Bruno de Carvalho deu uma entrevista à Bloomberg onde abordou dois tópicos da atualidade extremamente sensíveis: a podridão que se consegue depreender dos emails do Benfica (e não só), e o dinheiro das transferências que sai do futebol para os bolsos de comissionistas e oportunistas. O primeiro tem sido tema central nos últimos tempos, pelo que me vou debruçar no segundo.
O futebol português está carregado de indícios de que há demasiado dinheiro a sair de circulação sem que as autoridades demonstrem qualquer tipo de preocupação em investigar o destino desses desvios. Infelizmente, também não há qualquer interesse por parte da imprensa desportiva em analisar de forma séria este caso. Mas não é por falta de oportunidade. Temos dois dos clubes que, ao longo da última década, mais faturaram a nível mundial, e que, em simultâneo, gastam dinheiro nas transferências mais estapafúrdias que se possa imaginar: os sul-americanos e africanos que vão parar à equipa B do Porto com cláusulas absurdas, os Jovics e Saponjics que apenas servem para rechear bolsos de empresários, para não falar dos Franciscos Veras da vida. Olhando para o estado das contas e para a forma como certas personagens se movimentam no mercado, já todos perceberam que o panorama financeiro está longe de ser tão fulgurante como se tenta fazer crer. Há muito dinheiro que não está onde se pensa que está.
Bruno de Carvalho já percebeu como funcionam as coisas cá dentro. As instituições nacionais, por respeitarem demasiado o status quo - heranças do salazarismo? -, não mexem uma palha para mudar aquilo que tem de ser mudado. Exemplos, temos vários: presidente do Sporting à parte, não houve em Portugal uma única voz anti-fundos, até lá fora terem decidido acabar com eles; e o mesmo se aplica ao VAR, cujas virtudes só começaram a ser mencionadas por cá depois de a sua implementação estar consumada.
Como tal, a estratégia de Bruno de Carvalho em falar para os media internacionais é inteligente. Nem foi preciso entrar em demasiados pormenores, porque o essencial é que o tema comece a ser debatido lá fora. As forças que são colocadas em causa na peça da Bloomberg dizem respeito a atores demasiado poderosos, com laços demasiado estreitos com aqueles que, por cá, deveriam fazer o imprescindível escrutínio. É bem provável que o presidente apareça, em breve, a falar para outros órgãos de comunicação social estrangeiros.

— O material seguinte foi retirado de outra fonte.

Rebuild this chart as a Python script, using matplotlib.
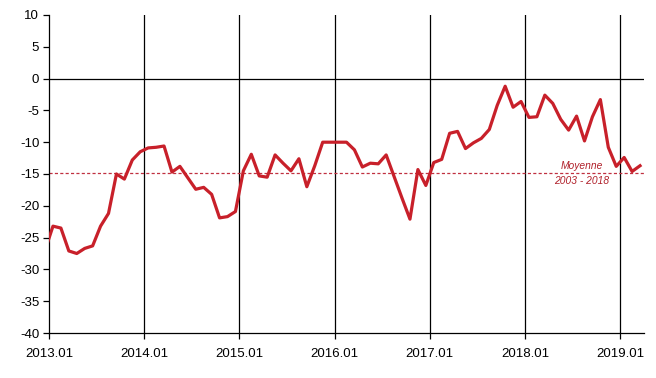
import numpy as np
import matplotlib.pyplot as plt

plt.rcParams['font.family'] = ['Liberation Sans', 'DejaVu Sans']
plt.rcParams['axes.unicode_minus'] = False

# monthly values, first one is 2012.12 (partly hidden left of the axis)
values = [-27.0,
          -23.2, -23.5, -27.1, -27.5, -26.7, -26.3, -23.2, -21.2, -15.0, -15.8, -12.8, -11.5,
          -10.9, -10.8, -10.6, -14.7, -13.8, -15.6, -17.4, -17.1, -18.2, -21.9, -21.7, -20.9,
          -14.5, -11.9, -15.3, -15.5, -12.0, -13.3, -14.5, -12.6, -17.0, -13.7, -10.0, -10.0,
          -10.0, -10.0, -11.2, -13.9, -13.3, -13.4, -12.0, -15.4, -18.8, -22.1, -14.3, -16.8,
          -13.2, -12.7, -8.6, -8.3, -11.0, -10.1, -9.4, -8.0, -4.2, -1.2, -4.5, -3.6,
          -6.1, -6.0, -2.6, -3.9, -6.4, -8.1, -5.9, -9.8, -6.0, -3.3, -10.8, -13.8,
          -12.4, -14.6, -13.7]
mean_value = -14.8
mean_label = ["Moyenne", "2003 - 2018"]
year_labels = ["2013.01", "2014.01", "2015.01", "2016.01", "2017.01", "2018.01", "2019.01"]

# month positions: 2013.01 tick at 0, points drawn at the middle of each month
x = np.arange(len(values)) - 0.5
year_pos = np.arange(len(year_labels)) * 12

red = '#c8202a'

fig = plt.figure(figsize=(6.56, 3.78), dpi=100)
ax = fig.add_axes([49 / 656, 1 - 333 / 378, (644 - 49) / 656, (333 - 15) / 378])

for p in year_pos[1:]:
    ax.axvline(p, color='black', lw=0.9, zorder=1)
ax.axhline(0, color='black', lw=0.9, zorder=1)
ax.axhline(mean_value, color='#c03040', lw=0.9, ls=(0, (2.5, 1.8)), zorder=2)

ax.plot(x, values, color=red, lw=2.3, zorder=3, solid_joinstyle='round')

ax.text(67.2, mean_value + 0.35, mean_label[0], color='#b0202a',
        fontsize=7.4, style='italic', ha='center', va='bottom')
ax.text(67.2, mean_value - 0.5, mean_label[1], color='#b0202a',
        fontsize=7.4, style='italic', ha='center', va='top')

ax.set_xlim(0, 75)
ax.set_ylim(-40, 10)
ax.set_yticks(np.arange(-40, 11, 5))
ax.set_xticks(year_pos)
ax.set_xticklabels(year_labels)

for s in ['top', 'right']:
    ax.spines[s].set_visible(False)
for s in ['left', 'bottom']:
    ax.spines[s].set_linewidth(0.9)

ax.tick_params(axis='y', direction='out', length=4, width=0.9, labelsize=9.5, pad=3)
ax.tick_params(axis='x', direction='out', length=4, width=0.9, labelsize=9.5, pad=7)

fig.savefig('out.png', dpi=100)
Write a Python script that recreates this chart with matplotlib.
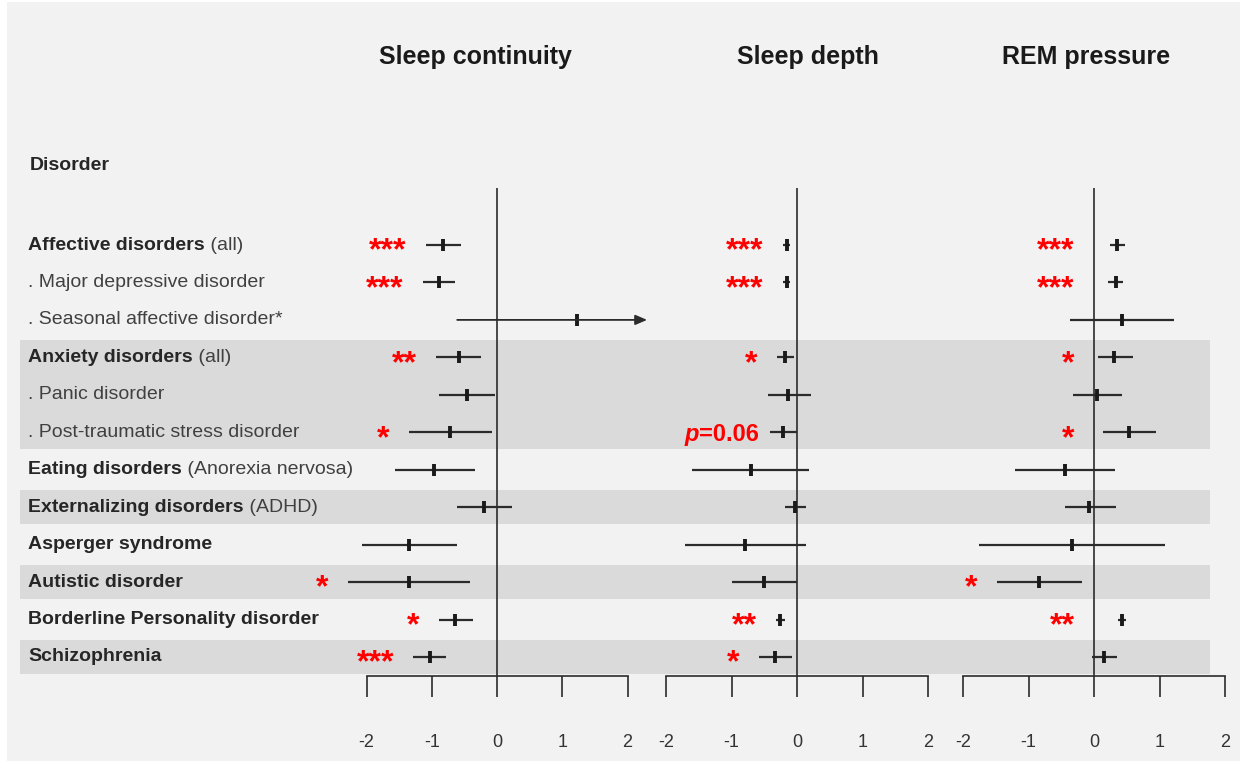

É certo que a FIFA já lançou umas medidas para regular as finanças dos clubes e a atividade dos agentes e intermediários, mas também já todos perceberam que ficaram muito aquém das necessidades. O Financial Fair Play tem uma eficácia discutível, pois, nos moldes atuais, pouco pode fazer contra clubes que decidam recorrer a formas mais criativas de mascarar contas deficitárias. E as guidelines para a atuação dos agentes tiveram um resultado ainda mais inócuo. Mas parece-me que é uma questão de tempo até começarem a ser estudadas e aplicadas outro tipo de medidas. O futebol começa a gerar montantes de faturação demasiado altos para se manter um nível de fiscalização tão pequeno como aquele que existe atualmente. As mudanças poderão não aparecer agora, ou nem sequer no próximo ano ou dois, mas são inevitáveis.
A quem diz que esta postura de Bruno de Carvalho é autodestrutiva e não passa de uma espécie de política de terra queimada... basta olhar com olhos de ver para perceber que o solo está esturricado há muito tempo.